:: DATASET EXTRACT ::
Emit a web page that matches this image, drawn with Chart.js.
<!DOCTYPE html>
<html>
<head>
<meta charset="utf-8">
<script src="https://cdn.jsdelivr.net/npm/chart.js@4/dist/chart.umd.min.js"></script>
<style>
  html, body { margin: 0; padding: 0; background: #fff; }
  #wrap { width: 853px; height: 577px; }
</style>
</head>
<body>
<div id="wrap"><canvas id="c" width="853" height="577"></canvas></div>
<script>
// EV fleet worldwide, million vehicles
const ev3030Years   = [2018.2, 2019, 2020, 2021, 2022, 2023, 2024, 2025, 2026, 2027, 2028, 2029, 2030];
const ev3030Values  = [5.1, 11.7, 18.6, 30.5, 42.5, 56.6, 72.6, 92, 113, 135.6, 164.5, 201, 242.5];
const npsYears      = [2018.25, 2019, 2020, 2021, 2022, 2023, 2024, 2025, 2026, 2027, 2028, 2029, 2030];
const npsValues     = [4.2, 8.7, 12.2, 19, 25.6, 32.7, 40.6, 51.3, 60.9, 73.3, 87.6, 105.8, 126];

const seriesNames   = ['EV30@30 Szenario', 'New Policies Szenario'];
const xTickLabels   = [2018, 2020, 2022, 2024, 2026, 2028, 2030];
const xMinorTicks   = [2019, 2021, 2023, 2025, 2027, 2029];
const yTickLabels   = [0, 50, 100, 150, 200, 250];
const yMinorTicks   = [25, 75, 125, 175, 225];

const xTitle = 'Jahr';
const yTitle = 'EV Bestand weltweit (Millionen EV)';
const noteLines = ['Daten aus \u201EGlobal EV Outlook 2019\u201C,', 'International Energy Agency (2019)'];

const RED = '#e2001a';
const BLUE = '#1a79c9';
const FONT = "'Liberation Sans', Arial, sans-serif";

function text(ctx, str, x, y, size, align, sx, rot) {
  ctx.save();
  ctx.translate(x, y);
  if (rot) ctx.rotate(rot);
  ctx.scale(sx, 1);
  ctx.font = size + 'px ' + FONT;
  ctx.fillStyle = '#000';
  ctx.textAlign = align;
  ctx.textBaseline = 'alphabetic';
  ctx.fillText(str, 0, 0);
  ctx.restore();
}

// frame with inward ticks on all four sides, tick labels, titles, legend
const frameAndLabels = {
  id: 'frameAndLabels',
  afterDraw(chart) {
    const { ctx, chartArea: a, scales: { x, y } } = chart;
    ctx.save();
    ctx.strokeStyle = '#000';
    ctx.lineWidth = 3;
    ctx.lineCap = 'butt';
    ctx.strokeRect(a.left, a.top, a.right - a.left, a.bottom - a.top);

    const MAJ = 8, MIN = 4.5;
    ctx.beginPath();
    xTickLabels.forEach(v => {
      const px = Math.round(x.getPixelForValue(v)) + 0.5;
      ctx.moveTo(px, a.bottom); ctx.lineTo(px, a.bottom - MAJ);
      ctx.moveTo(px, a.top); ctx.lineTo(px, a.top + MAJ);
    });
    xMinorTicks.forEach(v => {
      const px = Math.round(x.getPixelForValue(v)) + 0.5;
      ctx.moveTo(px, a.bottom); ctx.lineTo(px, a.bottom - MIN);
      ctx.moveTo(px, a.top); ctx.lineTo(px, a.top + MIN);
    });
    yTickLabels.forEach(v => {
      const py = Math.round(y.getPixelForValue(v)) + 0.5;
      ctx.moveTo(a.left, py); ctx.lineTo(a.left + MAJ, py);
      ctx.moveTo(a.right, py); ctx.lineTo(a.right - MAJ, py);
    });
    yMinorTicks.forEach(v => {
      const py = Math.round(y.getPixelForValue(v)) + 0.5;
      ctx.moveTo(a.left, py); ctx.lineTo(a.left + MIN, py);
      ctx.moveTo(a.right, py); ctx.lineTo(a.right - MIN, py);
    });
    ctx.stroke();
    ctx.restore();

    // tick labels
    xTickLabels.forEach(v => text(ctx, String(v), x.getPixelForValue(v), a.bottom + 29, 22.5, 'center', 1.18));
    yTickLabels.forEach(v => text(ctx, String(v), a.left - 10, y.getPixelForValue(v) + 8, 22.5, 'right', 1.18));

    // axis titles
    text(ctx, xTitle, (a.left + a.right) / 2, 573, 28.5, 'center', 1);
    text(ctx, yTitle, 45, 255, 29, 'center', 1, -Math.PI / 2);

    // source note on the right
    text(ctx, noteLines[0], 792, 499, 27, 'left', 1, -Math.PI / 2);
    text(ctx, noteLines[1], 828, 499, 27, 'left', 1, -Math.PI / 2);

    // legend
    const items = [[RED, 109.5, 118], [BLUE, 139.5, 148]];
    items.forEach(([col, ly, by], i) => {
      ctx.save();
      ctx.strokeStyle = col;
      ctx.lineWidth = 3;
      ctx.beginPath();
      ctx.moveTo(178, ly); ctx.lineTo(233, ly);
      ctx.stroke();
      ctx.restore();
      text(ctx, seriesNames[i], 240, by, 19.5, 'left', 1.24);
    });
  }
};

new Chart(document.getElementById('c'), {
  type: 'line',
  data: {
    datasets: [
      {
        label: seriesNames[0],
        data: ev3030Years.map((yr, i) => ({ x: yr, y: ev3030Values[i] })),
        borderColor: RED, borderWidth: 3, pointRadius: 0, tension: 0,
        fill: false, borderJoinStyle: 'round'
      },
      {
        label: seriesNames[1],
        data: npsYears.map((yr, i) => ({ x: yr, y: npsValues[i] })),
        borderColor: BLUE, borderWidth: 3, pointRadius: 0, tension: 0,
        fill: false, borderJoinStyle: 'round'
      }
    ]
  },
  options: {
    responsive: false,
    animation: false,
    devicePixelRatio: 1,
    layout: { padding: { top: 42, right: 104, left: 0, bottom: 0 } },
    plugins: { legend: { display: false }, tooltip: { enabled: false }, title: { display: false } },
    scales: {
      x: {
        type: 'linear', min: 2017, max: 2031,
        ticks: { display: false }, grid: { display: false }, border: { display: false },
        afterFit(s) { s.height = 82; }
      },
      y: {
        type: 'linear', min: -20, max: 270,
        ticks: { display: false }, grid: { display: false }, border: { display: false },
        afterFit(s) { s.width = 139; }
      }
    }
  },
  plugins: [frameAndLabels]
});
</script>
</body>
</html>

:: THE TASK ::
Exactly as they stand, set down the lines from the top of the data through the line with "125, 175, 225];".

:: WRITTEN SOLUTION ::
Emit a web page that matches this image, drawn with Chart.js.
<!DOCTYPE html>
<html>
<head>
<meta charset="utf-8">
<script src="https://cdn.jsdelivr.net/npm/chart.js@4/dist/chart.umd.min.js"></script>
<style>
  html, body { margin: 0; padding: 0; background: #fff; }
  #wrap { width: 853px; height: 577px; }
</style>
</head>
<body>
<div id="wrap"><canvas id="c" width="853" height="577"></canvas></div>
<script>
// EV fleet worldwide, million vehicles
const ev3030Years   = [2018.2, 2019, 2020, 2021, 2022, 2023, 2024, 2025, 2026, 2027, 2028, 2029, 2030];
const ev3030Values  = [5.1, 11.7, 18.6, 30.5, 42.5, 56.6, 72.6, 92, 113, 135.6, 164.5, 201, 242.5];
const npsYears      = [2018.25, 2019, 2020, 2021, 2022, 2023, 2024, 2025, 2026, 2027, 2028, 2029, 2030];
const npsValues     = [4.2, 8.7, 12.2, 19, 25.6, 32.7, 40.6, 51.3, 60.9, 73.3, 87.6, 105.8, 126];

const seriesNames   = ['EV30@30 Szenario', 'New Policies Szenario'];
const xTickLabels   = [2018, 2020, 2022, 2024, 2026, 2028, 2030];
const xMinorTicks   = [2019, 2021, 2023, 2025, 2027, 2029];
const yTickLabels   = [0, 50, 100, 150, 200, 250];
const yMinorTicks   = [25, 75, 125, 175, 225];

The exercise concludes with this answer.